Any insight on why i-orp would recommend this?......... (2) It seems like a pedestrian question and that I shouldn't bother the i-orp guy......
(3) how do you know that he programmed it correctly?
(1) It recommends this to maximize your life time disposable income based on it's algorithms. You can change this to some extent. See I-ORP Guide ( https://i-orp.com/IRMAA/help/ORPHelp.html#earlyW ). You can set "Early Withdrawals (pay 10% Penalty) to "0" which disallows withdrawals triggering the 10% penalty.

(2) LOL - James (ORP author) answers most questions within a couple days, even from us "pedestrians". He also appreciates constructive comments or identification of errors. Last error I found in how SS was handled, we had a couple emails back and forth and he fixed the issue in a couple days once he understood it. He also sometimes participates in this board as "orplanner".

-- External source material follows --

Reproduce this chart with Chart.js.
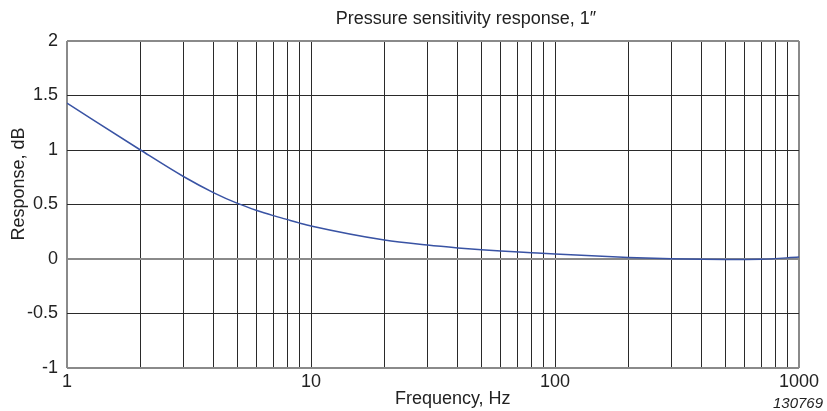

(3) I read that it was checked against the complicated spreadsheet provided in the Bogelheads forum and they were reported to be very similar. However, I honestly don't fully trust any program calculation I haven't comfirmed with my own calcs. I also don't put any confidence in long term projections. So I run ORP yearly to get a feel for how much Roth conversion it would recommend and what a reasonable maximum yearly budget would be. I also run Firecalc yearly to double check the max yearly budget limits. They give me similar results for max yearly budget limits. But I use these only as general guidance. If they doesn't make sense after studying the results, I don't follow them. In our situation, ORP recommends quite high Roth conversions. After thinking it through quite a bit, I have come to the conclusion that this is the right thing to do in our specific situation.